-- START OF Information provided --
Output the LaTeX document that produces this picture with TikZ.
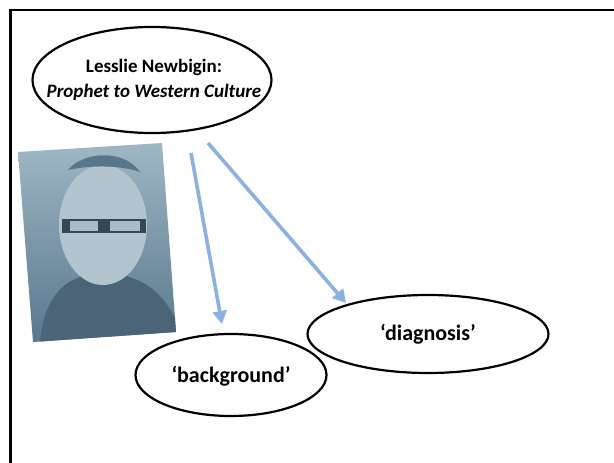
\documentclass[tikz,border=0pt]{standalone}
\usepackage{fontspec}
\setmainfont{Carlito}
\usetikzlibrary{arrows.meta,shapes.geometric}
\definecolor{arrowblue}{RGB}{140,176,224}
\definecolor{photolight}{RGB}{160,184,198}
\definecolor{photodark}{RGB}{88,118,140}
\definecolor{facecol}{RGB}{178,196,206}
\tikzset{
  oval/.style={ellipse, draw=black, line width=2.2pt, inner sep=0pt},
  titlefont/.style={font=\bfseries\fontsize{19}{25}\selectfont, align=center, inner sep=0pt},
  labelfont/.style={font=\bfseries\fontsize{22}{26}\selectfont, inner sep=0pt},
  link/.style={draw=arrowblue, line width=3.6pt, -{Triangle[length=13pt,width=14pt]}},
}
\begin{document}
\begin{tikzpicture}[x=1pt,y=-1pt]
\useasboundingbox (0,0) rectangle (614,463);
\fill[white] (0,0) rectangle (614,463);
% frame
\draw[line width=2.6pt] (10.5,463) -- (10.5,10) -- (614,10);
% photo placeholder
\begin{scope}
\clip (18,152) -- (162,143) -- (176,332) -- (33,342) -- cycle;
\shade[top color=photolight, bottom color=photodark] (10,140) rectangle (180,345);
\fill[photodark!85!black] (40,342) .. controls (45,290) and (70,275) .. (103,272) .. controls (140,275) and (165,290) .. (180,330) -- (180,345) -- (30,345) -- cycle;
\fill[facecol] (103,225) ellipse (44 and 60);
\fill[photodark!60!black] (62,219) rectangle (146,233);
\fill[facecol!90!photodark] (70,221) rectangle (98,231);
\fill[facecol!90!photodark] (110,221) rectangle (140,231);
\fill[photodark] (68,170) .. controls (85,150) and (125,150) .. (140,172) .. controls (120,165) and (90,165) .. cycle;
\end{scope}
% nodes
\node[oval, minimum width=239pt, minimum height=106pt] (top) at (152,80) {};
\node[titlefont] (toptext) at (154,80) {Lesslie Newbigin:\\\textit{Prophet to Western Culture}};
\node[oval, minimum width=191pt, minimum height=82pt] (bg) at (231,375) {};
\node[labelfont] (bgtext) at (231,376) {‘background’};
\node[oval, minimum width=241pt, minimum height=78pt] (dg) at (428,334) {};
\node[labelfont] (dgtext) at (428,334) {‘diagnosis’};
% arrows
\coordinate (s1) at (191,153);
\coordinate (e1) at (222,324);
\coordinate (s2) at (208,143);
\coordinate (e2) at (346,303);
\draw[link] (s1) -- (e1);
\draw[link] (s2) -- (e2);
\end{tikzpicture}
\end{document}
-- END OF Information provided --
-- START OF Information provided --
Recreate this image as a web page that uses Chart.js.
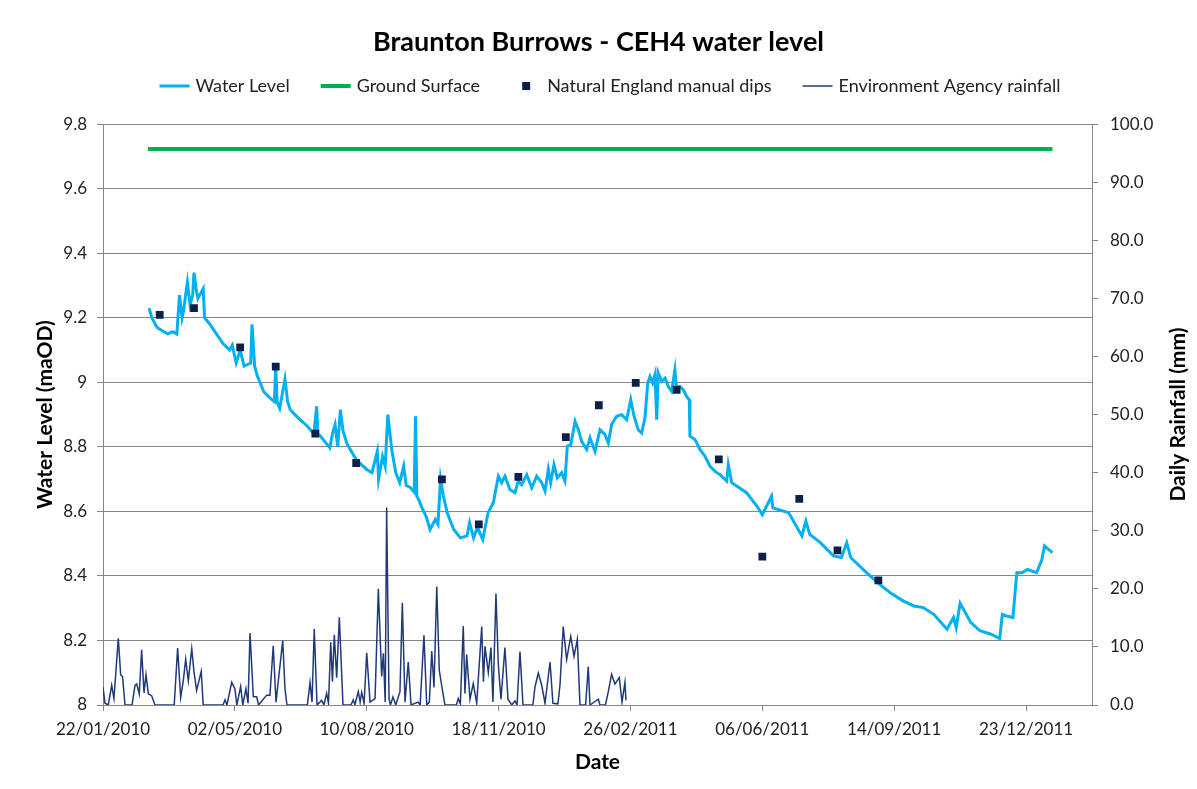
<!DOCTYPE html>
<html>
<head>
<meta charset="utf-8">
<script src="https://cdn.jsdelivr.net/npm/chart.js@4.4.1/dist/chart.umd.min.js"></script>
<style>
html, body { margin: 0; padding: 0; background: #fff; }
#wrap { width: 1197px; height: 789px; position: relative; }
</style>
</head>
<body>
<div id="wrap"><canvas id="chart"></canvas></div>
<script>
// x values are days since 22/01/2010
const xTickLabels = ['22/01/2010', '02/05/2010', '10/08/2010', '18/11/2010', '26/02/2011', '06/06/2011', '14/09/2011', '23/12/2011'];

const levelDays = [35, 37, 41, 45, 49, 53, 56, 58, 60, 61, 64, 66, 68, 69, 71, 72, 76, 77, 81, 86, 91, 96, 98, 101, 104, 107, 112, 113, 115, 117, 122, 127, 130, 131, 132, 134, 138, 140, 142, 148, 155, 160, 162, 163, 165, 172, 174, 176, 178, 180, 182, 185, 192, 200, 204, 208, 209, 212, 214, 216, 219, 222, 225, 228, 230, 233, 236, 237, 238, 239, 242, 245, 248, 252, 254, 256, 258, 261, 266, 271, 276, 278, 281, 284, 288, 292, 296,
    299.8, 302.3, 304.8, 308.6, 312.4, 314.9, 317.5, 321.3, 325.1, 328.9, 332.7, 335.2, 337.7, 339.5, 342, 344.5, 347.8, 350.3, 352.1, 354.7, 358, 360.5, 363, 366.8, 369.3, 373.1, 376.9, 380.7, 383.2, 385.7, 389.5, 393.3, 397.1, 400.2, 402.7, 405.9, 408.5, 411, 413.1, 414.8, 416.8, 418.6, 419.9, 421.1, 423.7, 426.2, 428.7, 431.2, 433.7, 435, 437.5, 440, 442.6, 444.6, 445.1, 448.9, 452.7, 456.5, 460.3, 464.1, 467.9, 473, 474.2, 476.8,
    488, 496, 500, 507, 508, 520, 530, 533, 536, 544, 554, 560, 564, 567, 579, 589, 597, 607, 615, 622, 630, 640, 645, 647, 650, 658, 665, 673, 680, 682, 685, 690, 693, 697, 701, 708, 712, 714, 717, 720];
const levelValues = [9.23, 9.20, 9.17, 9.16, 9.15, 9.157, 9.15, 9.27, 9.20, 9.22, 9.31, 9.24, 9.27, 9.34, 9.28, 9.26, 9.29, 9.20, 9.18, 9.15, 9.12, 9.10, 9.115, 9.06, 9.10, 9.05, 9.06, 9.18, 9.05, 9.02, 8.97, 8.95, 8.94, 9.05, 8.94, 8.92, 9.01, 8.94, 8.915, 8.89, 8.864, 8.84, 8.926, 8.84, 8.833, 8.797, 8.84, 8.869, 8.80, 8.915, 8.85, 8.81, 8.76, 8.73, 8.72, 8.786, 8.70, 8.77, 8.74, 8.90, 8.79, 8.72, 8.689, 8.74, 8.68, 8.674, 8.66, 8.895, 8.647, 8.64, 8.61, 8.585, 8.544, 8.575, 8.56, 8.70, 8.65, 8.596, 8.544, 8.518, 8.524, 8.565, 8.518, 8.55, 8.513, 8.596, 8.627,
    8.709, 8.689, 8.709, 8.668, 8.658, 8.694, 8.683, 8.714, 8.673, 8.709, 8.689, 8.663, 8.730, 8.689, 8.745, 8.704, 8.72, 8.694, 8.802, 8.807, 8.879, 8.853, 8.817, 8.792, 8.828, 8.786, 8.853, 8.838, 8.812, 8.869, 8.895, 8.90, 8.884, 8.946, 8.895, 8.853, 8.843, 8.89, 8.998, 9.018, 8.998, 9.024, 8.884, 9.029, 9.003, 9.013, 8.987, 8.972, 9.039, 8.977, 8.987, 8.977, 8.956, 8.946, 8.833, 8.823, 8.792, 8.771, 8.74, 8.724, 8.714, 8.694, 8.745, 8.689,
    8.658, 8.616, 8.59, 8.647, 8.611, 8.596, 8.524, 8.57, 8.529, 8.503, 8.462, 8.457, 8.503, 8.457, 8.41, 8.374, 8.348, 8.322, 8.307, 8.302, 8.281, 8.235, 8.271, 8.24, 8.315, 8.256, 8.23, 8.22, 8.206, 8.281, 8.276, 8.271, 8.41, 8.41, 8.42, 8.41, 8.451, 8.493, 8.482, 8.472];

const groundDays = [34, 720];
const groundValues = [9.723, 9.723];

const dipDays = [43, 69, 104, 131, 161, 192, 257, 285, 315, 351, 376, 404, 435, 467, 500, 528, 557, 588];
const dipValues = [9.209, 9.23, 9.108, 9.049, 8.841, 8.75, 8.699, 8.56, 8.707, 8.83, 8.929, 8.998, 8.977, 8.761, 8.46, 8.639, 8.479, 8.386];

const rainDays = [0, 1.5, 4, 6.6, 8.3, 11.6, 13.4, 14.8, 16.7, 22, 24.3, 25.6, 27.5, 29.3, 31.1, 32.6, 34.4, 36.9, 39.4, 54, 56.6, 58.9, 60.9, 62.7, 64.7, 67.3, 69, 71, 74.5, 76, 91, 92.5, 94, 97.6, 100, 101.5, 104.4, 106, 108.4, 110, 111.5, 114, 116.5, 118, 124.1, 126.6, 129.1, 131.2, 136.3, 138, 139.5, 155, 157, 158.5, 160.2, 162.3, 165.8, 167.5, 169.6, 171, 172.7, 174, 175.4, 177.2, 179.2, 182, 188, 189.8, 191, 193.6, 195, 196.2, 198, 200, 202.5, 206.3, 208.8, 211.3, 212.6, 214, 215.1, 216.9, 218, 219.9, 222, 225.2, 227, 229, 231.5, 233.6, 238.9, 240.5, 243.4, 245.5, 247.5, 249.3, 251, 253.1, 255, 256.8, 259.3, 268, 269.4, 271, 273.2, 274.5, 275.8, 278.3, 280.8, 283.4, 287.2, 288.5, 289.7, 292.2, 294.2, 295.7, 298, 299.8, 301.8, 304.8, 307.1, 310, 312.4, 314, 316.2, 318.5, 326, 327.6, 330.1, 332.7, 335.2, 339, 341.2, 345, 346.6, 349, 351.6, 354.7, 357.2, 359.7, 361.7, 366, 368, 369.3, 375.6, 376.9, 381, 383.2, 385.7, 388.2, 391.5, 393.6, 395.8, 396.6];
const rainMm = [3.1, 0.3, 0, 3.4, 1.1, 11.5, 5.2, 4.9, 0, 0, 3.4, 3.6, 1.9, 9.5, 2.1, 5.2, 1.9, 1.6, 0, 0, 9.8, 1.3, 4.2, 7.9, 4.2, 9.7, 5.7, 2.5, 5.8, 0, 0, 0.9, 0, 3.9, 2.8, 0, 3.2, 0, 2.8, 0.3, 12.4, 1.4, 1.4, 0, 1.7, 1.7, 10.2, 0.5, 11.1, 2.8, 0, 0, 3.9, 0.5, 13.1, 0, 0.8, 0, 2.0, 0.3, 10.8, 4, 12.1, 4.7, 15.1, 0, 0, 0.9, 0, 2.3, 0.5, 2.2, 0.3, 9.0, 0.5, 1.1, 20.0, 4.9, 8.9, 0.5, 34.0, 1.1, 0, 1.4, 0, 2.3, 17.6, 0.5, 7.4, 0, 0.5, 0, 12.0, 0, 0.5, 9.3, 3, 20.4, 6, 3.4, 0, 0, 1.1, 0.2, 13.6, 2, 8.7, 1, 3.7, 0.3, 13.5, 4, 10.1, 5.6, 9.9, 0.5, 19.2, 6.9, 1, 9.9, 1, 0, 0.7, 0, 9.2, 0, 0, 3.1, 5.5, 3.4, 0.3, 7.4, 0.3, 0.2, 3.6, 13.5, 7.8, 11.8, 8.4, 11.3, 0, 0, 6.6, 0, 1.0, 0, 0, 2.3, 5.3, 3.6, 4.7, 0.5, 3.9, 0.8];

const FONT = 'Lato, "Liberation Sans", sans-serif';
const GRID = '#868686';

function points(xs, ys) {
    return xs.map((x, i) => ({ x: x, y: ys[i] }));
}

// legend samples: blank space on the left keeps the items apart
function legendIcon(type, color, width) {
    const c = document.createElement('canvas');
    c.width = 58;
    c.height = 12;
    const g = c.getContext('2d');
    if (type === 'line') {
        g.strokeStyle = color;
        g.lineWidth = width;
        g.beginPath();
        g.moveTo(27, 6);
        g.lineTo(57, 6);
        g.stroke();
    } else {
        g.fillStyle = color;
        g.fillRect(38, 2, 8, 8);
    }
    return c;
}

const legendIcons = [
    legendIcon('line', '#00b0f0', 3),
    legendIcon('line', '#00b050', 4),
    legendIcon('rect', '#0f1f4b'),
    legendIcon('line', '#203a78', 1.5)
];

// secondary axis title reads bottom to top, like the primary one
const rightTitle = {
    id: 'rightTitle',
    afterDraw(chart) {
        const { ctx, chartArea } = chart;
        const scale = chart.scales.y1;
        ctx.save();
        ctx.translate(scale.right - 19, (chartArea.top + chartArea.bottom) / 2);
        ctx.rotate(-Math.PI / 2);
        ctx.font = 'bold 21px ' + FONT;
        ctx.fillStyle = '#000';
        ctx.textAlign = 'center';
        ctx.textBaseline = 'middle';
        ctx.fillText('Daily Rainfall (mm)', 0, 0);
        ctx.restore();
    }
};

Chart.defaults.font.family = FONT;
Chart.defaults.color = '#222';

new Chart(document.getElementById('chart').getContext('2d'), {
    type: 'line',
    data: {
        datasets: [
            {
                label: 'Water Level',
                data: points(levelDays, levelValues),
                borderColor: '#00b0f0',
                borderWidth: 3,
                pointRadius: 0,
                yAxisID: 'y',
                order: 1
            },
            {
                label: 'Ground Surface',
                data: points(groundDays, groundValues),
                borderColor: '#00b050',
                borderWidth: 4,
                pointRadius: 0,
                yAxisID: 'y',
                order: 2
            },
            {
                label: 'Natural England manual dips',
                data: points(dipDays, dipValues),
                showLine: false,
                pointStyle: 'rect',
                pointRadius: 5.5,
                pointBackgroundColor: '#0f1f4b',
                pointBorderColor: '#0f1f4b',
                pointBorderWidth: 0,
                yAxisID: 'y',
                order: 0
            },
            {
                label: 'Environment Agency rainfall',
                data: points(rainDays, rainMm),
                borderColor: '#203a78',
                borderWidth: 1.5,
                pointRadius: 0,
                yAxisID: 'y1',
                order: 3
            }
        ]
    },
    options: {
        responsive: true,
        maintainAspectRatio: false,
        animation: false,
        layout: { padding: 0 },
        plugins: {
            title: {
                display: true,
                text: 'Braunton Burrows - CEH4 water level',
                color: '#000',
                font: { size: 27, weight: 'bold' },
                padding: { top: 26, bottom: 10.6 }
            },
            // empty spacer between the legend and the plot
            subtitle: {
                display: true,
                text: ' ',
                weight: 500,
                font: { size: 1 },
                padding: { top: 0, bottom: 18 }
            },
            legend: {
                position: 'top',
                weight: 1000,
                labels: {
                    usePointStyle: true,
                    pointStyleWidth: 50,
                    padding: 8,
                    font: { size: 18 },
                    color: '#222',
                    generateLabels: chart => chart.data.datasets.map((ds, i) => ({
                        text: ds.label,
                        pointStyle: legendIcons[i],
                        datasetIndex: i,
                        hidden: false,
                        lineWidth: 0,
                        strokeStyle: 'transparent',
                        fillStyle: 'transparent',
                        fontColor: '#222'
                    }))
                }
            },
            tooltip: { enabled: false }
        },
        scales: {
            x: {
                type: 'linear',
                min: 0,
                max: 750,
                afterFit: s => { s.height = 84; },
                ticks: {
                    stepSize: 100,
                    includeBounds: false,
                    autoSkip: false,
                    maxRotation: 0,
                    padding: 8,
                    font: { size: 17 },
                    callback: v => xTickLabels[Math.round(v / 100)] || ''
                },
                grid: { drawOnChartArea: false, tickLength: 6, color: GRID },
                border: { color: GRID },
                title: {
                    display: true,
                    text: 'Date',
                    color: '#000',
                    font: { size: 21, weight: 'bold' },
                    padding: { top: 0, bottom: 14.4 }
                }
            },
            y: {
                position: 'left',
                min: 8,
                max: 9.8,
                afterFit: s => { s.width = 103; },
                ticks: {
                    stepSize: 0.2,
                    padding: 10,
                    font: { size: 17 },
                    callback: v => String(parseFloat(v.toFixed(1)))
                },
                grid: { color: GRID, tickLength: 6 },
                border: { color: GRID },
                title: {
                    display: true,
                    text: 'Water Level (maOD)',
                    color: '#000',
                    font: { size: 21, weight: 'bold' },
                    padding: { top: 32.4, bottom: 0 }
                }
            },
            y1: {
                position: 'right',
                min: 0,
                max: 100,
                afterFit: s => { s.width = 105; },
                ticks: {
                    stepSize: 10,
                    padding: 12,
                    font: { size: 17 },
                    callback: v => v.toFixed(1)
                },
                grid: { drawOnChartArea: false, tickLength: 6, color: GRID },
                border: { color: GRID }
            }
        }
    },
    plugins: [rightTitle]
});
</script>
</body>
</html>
-- END OF Information provided --
-- START OF Information provided --
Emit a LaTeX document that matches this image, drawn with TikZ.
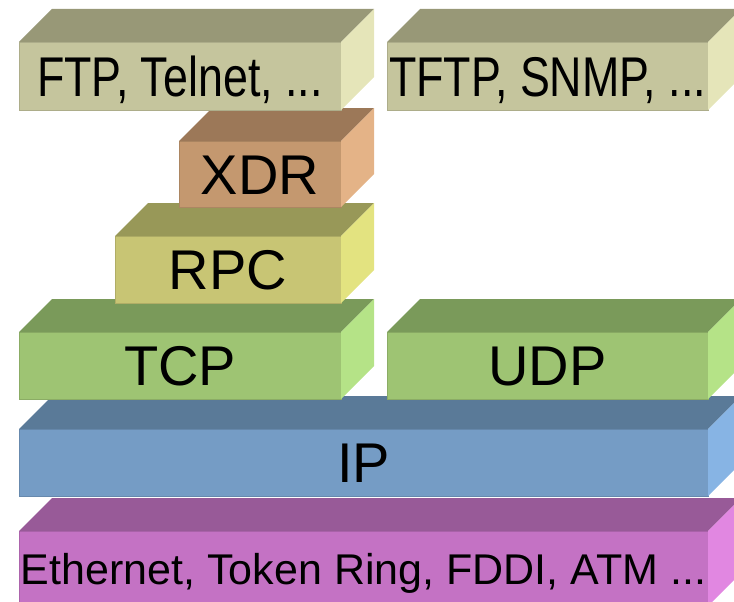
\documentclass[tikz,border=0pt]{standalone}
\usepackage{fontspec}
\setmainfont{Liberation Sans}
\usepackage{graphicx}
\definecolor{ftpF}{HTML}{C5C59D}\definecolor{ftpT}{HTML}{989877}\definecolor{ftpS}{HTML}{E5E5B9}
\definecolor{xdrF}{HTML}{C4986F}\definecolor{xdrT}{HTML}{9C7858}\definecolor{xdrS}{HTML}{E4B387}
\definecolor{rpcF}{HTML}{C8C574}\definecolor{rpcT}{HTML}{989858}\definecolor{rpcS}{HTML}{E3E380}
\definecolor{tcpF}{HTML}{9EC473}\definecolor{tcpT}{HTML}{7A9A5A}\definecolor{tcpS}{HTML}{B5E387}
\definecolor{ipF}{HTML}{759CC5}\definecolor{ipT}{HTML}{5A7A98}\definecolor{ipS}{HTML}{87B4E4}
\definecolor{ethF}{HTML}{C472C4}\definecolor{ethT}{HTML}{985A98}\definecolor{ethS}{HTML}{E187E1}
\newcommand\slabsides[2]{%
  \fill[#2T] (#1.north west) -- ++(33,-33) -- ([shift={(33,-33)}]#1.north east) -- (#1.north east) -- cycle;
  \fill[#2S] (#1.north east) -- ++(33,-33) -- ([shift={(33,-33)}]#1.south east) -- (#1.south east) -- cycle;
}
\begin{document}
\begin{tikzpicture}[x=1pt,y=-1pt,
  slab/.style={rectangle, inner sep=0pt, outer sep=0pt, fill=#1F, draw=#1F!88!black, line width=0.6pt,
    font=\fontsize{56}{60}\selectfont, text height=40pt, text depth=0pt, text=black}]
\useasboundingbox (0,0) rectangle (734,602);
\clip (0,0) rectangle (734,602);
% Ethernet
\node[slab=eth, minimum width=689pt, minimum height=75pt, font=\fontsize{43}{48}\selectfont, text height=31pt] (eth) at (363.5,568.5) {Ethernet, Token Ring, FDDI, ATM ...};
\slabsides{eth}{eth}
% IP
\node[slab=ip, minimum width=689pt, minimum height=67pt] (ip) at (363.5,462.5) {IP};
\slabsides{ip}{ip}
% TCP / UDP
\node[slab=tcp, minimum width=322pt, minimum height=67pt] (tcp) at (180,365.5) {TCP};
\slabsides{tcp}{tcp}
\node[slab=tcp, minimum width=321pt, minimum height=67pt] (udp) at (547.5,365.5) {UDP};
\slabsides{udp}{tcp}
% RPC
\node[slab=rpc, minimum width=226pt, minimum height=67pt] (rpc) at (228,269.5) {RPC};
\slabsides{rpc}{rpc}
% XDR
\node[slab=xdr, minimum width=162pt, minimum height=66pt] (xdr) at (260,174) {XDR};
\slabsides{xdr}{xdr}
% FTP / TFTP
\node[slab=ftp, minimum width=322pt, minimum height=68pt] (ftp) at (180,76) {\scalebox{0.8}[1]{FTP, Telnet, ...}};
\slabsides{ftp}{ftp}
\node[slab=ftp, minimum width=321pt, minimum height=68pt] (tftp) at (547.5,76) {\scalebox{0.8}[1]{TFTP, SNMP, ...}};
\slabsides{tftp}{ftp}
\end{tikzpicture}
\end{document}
-- END OF Information provided --
In the listing, find all lines with the string "that" and copy them.

Output the LaTeX document that produces this picture with TikZ.
Recreate this image as a web page that uses Chart.js.
Emit a LaTeX document that matches this image, drawn with TikZ.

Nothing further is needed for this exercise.